Starting January 1, 2026, we are proposing an average rate increase of 9.9% for electricity and 14% for water. The following year, beginning January 1, 2027, the proposed increases are identical, 9.9% for electricity and 14% for water. These adjustments reflect the growing costs of maintaining and improving the infrastructure that delivers these essential services to your home and business.
We understand that any change in rates can be challenging. That’s why BWP offers a variety of programs to help households manage their bills. These resources are available to all customers, regardless of income level, to provide support during these transitions.
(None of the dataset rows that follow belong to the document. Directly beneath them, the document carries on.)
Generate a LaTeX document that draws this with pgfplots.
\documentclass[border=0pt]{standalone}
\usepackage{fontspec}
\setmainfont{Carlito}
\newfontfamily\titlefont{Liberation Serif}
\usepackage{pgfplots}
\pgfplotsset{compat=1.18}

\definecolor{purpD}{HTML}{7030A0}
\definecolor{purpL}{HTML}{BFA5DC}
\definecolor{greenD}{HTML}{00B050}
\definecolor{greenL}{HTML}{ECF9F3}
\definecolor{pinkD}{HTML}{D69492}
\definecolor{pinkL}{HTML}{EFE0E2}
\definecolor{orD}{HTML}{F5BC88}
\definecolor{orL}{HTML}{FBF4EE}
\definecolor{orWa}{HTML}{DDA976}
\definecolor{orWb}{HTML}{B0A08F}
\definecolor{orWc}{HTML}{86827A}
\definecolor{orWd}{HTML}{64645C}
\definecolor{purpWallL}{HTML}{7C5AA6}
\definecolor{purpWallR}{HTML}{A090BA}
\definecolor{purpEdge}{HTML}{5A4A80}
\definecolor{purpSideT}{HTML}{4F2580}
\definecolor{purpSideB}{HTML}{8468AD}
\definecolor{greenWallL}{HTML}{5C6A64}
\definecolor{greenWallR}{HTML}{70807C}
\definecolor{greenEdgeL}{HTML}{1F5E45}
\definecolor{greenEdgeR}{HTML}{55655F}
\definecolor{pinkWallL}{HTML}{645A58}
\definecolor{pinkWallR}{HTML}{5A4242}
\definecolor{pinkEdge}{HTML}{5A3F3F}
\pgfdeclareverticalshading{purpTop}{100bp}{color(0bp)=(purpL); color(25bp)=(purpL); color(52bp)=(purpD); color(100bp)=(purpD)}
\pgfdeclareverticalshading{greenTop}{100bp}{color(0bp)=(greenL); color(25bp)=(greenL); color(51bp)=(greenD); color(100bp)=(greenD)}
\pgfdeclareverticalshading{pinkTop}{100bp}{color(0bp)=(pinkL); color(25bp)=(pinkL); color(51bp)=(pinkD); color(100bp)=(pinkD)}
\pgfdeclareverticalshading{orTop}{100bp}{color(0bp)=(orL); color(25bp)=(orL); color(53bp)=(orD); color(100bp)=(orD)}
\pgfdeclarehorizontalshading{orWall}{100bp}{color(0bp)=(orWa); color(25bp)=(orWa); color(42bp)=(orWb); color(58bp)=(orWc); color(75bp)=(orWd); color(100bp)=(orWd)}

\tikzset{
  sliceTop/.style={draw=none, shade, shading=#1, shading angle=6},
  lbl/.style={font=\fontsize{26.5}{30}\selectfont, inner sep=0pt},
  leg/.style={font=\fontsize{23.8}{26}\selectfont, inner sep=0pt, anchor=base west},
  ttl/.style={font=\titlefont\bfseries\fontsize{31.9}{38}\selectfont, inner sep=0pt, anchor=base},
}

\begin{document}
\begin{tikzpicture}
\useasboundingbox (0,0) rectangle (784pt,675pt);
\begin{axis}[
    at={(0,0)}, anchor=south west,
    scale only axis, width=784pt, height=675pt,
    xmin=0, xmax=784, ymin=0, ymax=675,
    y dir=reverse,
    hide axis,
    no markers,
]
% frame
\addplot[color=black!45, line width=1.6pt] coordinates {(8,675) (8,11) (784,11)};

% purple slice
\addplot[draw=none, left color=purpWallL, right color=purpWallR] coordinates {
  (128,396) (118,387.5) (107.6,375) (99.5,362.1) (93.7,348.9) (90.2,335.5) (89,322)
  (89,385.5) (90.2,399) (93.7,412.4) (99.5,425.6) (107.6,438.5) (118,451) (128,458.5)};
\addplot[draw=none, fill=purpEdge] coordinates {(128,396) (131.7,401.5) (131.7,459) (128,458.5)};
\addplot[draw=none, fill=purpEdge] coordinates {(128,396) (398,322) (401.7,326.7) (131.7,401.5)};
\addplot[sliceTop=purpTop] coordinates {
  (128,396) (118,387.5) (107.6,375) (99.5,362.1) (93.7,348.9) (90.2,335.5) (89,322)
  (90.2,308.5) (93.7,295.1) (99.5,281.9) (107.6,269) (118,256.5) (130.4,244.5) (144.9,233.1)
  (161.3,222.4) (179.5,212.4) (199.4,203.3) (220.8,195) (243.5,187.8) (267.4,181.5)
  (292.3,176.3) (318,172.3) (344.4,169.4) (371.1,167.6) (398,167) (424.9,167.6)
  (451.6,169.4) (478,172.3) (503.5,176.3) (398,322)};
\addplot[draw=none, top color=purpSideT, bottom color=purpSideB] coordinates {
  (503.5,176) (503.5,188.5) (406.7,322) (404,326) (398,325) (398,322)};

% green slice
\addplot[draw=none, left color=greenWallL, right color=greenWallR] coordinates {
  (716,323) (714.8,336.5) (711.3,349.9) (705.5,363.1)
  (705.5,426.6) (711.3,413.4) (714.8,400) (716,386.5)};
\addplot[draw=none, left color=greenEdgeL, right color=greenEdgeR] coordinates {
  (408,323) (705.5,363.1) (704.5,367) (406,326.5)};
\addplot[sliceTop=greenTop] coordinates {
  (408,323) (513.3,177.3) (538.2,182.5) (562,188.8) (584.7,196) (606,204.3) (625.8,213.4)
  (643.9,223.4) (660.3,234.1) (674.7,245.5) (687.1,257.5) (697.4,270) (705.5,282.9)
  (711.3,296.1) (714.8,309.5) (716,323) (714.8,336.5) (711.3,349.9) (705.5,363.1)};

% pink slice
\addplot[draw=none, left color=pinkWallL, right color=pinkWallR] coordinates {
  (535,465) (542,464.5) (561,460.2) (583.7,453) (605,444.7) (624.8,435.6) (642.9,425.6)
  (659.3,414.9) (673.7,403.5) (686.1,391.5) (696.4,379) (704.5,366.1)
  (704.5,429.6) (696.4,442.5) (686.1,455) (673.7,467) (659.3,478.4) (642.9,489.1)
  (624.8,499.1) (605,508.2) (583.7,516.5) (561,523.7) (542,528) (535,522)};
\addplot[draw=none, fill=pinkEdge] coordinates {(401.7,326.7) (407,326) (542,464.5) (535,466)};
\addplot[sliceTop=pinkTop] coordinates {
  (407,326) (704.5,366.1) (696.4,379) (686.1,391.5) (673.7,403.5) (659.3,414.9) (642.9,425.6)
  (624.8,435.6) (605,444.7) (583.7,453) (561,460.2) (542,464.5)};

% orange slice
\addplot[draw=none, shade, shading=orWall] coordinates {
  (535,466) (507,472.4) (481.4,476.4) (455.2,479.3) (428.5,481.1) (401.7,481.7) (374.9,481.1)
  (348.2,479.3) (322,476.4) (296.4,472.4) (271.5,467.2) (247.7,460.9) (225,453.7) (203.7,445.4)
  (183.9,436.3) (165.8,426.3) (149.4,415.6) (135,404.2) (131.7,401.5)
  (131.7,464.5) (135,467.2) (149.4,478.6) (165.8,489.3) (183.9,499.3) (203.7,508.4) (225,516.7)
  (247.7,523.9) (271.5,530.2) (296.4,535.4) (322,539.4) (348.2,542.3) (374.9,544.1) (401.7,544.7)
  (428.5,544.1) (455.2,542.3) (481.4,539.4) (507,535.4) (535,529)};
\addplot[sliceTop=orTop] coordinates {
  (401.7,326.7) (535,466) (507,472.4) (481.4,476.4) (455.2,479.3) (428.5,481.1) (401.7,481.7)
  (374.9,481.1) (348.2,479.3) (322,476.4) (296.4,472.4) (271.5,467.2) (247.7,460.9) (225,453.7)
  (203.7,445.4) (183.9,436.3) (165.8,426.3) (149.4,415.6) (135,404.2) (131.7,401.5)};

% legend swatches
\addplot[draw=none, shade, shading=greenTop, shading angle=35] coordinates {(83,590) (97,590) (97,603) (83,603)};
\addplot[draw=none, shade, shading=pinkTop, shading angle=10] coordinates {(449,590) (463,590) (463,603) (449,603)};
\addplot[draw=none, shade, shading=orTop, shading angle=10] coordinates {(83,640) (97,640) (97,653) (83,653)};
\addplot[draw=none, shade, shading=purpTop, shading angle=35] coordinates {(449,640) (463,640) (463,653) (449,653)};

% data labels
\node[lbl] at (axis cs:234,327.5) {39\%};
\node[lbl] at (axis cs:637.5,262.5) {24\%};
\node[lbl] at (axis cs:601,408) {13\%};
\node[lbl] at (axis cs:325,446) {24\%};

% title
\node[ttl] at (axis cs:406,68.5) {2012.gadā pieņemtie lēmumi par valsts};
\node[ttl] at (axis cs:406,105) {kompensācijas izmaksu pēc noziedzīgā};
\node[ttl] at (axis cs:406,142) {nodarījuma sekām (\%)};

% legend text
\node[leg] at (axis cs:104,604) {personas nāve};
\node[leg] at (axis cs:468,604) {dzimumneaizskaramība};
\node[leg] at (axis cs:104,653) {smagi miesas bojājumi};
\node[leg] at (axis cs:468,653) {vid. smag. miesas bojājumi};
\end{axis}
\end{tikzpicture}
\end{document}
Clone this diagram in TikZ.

To learn more about our financial assistance programs or to find out how we can help, please visit our website or call us at (818) 238-3700.
Madam General Manager, I went to your public meeting where you invited public questions on April 23. I asked you to talk about wasteful spending within your department.
I asked you about the needless travel to seminars all over the country for your top management.
I asked why some users pay less than others and why some users pay more than others.
I asked you about the out of control overtime within your department and why some of your employees are making over $500,000.00 per year with overtime. (Your answer to this one question was lame as you blamed it on the wind, when in fact this out of control overtime has been going on for years – before the recent wind storm.) In fact your employees make more on average than most employees in the police and fire departments.
I asked you when was the last time you said NO to the unions.
And most importantly, I asked you to name the top 5 things you have done to reduce spending within your department. This question was simply ignored.
I told you I understand inflation and state mandates, but you need to be running a cost effective organization BEFORE you ask for an obscene rate increase.
I also asked you about possible fraud within the multiple programs the BWP offers for people who are having difficulties paying, this question was also ignored.
Sorry Ms. Samra, not everybody is buying what you are selling above.